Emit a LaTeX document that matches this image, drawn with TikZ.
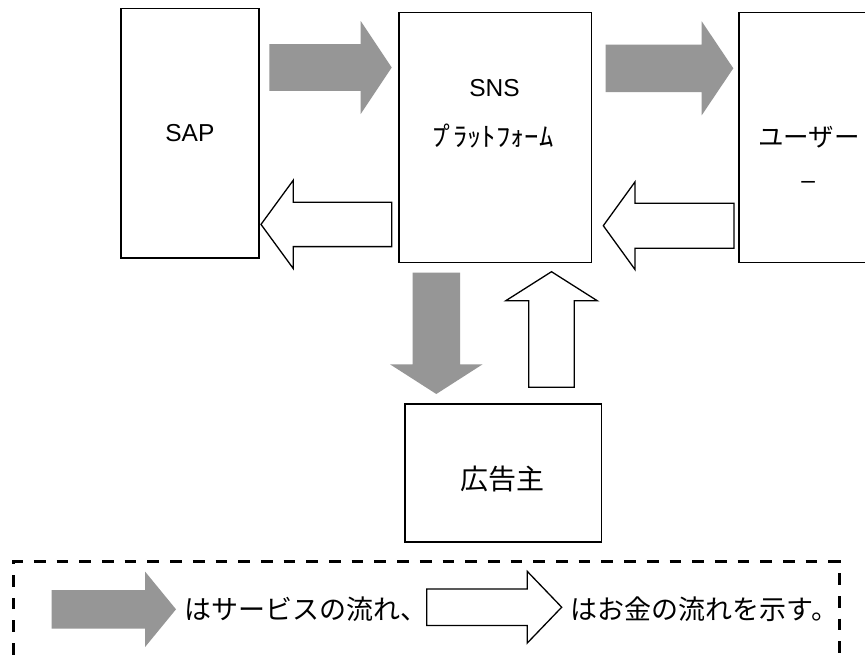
\documentclass[tikz,border=0pt]{standalone}
\usepackage{fontspec}
\usepackage{graphicx}
\setmainfont{Liberation Sans}
\newfontfamily\jfont{Noto Sans CJK JP}
\usetikzlibrary{calc}

\definecolor{flowgray}{RGB}{150,150,150}

\tikzset{
  unitbox/.style={draw=black, line width=1.5pt, inner sep=0pt, fill=white},
  latinlabel/.style={font=\fontsize{24.5pt}{29pt}\selectfont, inner sep=0pt},
  jlabel/.style={font=\jfont\fontsize{25.5pt}{30pt}\selectfont, inner sep=0pt},
  adlabel/.style={font=\jfont\fontsize{28pt}{33pt}\selectfont, inner sep=0pt},
  legendlabel/.style={font=\jfont\fontsize{27pt}{32pt}\selectfont, inner sep=0pt},
  hwlabel/.style={font=\jfont\fontsize{26.5pt}{31pt}\selectfont, inner sep=0pt},
  service/.style={fill=flowgray, draw=none},
  money/.style={fill=white, draw=black, line width=1.3pt, line join=miter},
  framedash/.style={line width=2.8pt, dash pattern=on 11.7pt off 11pt},
}

% block arrow: style, tail, tip, shaft half width, head half width, head length
\newcommand\blockarrow[6]{%
  \coordinate (hb) at ($(#3)!#6!(#2)$);
  \path[#1] ($(#2)!#4!-90:(#3)$) -- ($(hb)!#4!90:(#2)$) -- ($(hb)!#5!90:(#2)$)
    -- (#3) -- ($(hb)!#5!-90:(#2)$) -- ($(hb)!#4!-90:(#2)$)
    -- ($(#2)!#4!90:(#3)$) -- cycle;}

\begin{document}
\begin{tikzpicture}[x=1pt, y=-1pt]
\clip (0,0) rectangle (865,656);
\fill[white] (0,0) rectangle (865,656);

% parties
\node[unitbox, latinlabel, minimum width=138.3pt, minimum height=249.7pt] (sap) at (189.9,133.2) {SAP};
\node[unitbox, minimum width=192.7pt, minimum height=250pt] (sns) at (495.3,137.3) {};
\node[latinlabel] (snsA) at (494.5,88.5) {SNS};
\node[hwlabel] (snsB) at (493,136.5) {\resizebox{121pt}{\height}{ﾌ\kern-0.1emﾟ\kern-0.18emﾗｯﾄﾌｫｰﾑ}};
\node[unitbox, minimum width=193pt, minimum height=250pt] (user) at (835.5,137.3) {};
\node[jlabel] (userA) at (809,137) {ユーザー};
\node[latinlabel] (userB) at (808.3,185) {–};
\node[unitbox, minimum width=196.7pt, minimum height=137.7pt] (ad) at (503.3,472.9) {};
\node[adlabel] (adA) at (502.9,479.3) {広告主};

% service flows (grey)
\coordinate (s1a) at (269.3,67.5);  \coordinate (s1b) at (391.7,67.5);
\blockarrow{service}{s1a}{s1b}{23.3pt}{46.5pt}{31pt}
\coordinate (s2a) at (605.7,68.3);  \coordinate (s2b) at (733.3,68.3);
\blockarrow{service}{s2a}{s2b}{23.8pt}{47pt}{31.6pt}
\coordinate (s3a) at (436.3,272.7); \coordinate (s3b) at (436.3,394);
\blockarrow{service}{s3a}{s3b}{23.7pt}{46.3pt}{29.7pt}

% money flows (white)
\coordinate (m1a) at (391.7,224.4); \coordinate (m1b) at (261,224.4);
\blockarrow{money}{m1a}{m1b}{22.2pt}{44.2pt}{32.3pt}
\coordinate (m2a) at (734,225.7);   \coordinate (m2b) at (603.3,225.7);
\blockarrow{money}{m2a}{m2b}{22.5pt}{43.8pt}{31.7pt}
\coordinate (m3a) at (551.5,387.3); \coordinate (m3b) at (551.5,271.7);
\blockarrow{money}{m3a}{m3b}{22.8pt}{45.7pt}{29pt}

% legend
\draw[framedash] (13.3,700) -- (13.3,561.7) -- (839.5,561.7) -- (839.5,700);
\coordinate (k1a) at (51.7,609.3);  \coordinate (k1b) at (176,609.3);
\blockarrow{service}{k1a}{k1b}{19.2pt}{37.8pt}{31pt}
\node[legendlabel, anchor=west] (lg1) at (184.5,609) {はサービスの流れ、};
\coordinate (k2a) at (426.7,607.2); \coordinate (k2b) at (561.7,607.2);
\blockarrow{money}{k2a}{k2b}{18.3pt}{35.8pt}{34.4pt}
\node[legendlabel, anchor=west] (lg2) at (570.5,609) {はお金の流れを示す。};
\end{tikzpicture}
\end{document}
┄┄┄┄┄┄
### [PROMPT]
Please write out all the data again word for word, but not the pictures.

### [RESPONSE TO THE EXERCISE]
Emit a LaTeX document that matches this image, drawn with TikZ.
\documentclass[tikz,border=0pt]{standalone}
\usepackage{fontspec}
\usepackage{graphicx}
\setmainfont{Liberation Sans}
\newfontfamily\jfont{Noto Sans CJK JP}
\usetikzlibrary{calc}

\definecolor{flowgray}{RGB}{150,150,150}

\tikzset{
  unitbox/.style={draw=black, line width=1.5pt, inner sep=0pt, fill=white},
  latinlabel/.style={font=\fontsize{24.5pt}{29pt}\selectfont, inner sep=0pt},
  jlabel/.style={font=\jfont\fontsize{25.5pt}{30pt}\selectfont, inner sep=0pt},
  adlabel/.style={font=\jfont\fontsize{28pt}{33pt}\selectfont, inner sep=0pt},
  legendlabel/.style={font=\jfont\fontsize{27pt}{32pt}\selectfont, inner sep=0pt},
  hwlabel/.style={font=\jfont\fontsize{26.5pt}{31pt}\selectfont, inner sep=0pt},
  service/.style={fill=flowgray, draw=none},
  money/.style={fill=white, draw=black, line width=1.3pt, line join=miter},
  framedash/.style={line width=2.8pt, dash pattern=on 11.7pt off 11pt},
}

% block arrow: style, tail, tip, shaft half width, head half width, head length
\newcommand\blockarrow[6]{%
  \coordinate (hb) at ($(#3)!#6!(#2)$);
  \path[#1] ($(#2)!#4!-90:(#3)$) -- ($(hb)!#4!90:(#2)$) -- ($(hb)!#5!90:(#2)$)
    -- (#3) -- ($(hb)!#5!-90:(#2)$) -- ($(hb)!#4!-90:(#2)$)
    -- ($(#2)!#4!90:(#3)$) -- cycle;}

\begin{document}
\begin{tikzpicture}[x=1pt, y=-1pt]
\clip (0,0) rectangle (865,656);
\fill[white] (0,0) rectangle (865,656);

% parties
\node[unitbox, latinlabel, minimum width=138.3pt, minimum height=249.7pt] (sap) at (189.9,133.2) {SAP};
\node[unitbox, minimum width=192.7pt, minimum height=250pt] (sns) at (495.3,137.3) {};
\node[latinlabel] (snsA) at (494.5,88.5) {SNS};
\node[hwlabel] (snsB) at (493,136.5) {\resizebox{121pt}{\height}{ﾌ\kern-0.1emﾟ\kern-0.18emﾗｯﾄﾌｫｰﾑ}};
\node[unitbox, minimum width=193pt, minimum height=250pt] (user) at (835.5,137.3) {};
\node[jlabel] (userA) at (809,137) {ユーザー};
\node[latinlabel] (userB) at (808.3,185) {–};
\node[unitbox, minimum width=196.7pt, minimum height=137.7pt] (ad) at (503.3,472.9) {};
\node[adlabel] (adA) at (502.9,479.3) {広告主};

% service flows (grey)
\coordinate (s1a) at (269.3,67.5);  \coordinate (s1b) at (391.7,67.5);
\blockarrow{service}{s1a}{s1b}{23.3pt}{46.5pt}{31pt}
\coordinate (s2a) at (605.7,68.3);  \coordinate (s2b) at (733.3,68.3);
\blockarrow{service}{s2a}{s2b}{23.8pt}{47pt}{31.6pt}
\coordinate (s3a) at (436.3,272.7); \coordinate (s3b) at (436.3,394);
\blockarrow{service}{s3a}{s3b}{23.7pt}{46.3pt}{29.7pt}

% money flows (white)
\coordinate (m1a) at (391.7,224.4); \coordinate (m1b) at (261,224.4);
\blockarrow{money}{m1a}{m1b}{22.2pt}{44.2pt}{32.3pt}
\coordinate (m2a) at (734,225.7);   \coordinate (m2b) at (603.3,225.7);
\blockarrow{money}{m2a}{m2b}{22.5pt}{43.8pt}{31.7pt}
\coordinate (m3a) at (551.5,387.3); \coordinate (m3b) at (551.5,271.7);
\blockarrow{money}{m3a}{m3b}{22.8pt}{45.7pt}{29pt}

% legend
\draw[framedash] (13.3,700) -- (13.3,561.7) -- (839.5,561.7) -- (839.5,700);
\coordinate (k1a) at (51.7,609.3);  \coordinate (k1b) at (176,609.3);
\blockarrow{service}{k1a}{k1b}{19.2pt}{37.8pt}{31pt}
\node[legendlabel, anchor=west] (lg1) at (184.5,609) {はサービスの流れ、};
\coordinate (k2a) at (426.7,607.2); \coordinate (k2b) at (561.7,607.2);
\blockarrow{money}{k2a}{k2b}{18.3pt}{35.8pt}{34.4pt}
\node[legendlabel, anchor=west] (lg2) at (570.5,609) {はお金の流れを示す。};
\end{tikzpicture}
\end{document}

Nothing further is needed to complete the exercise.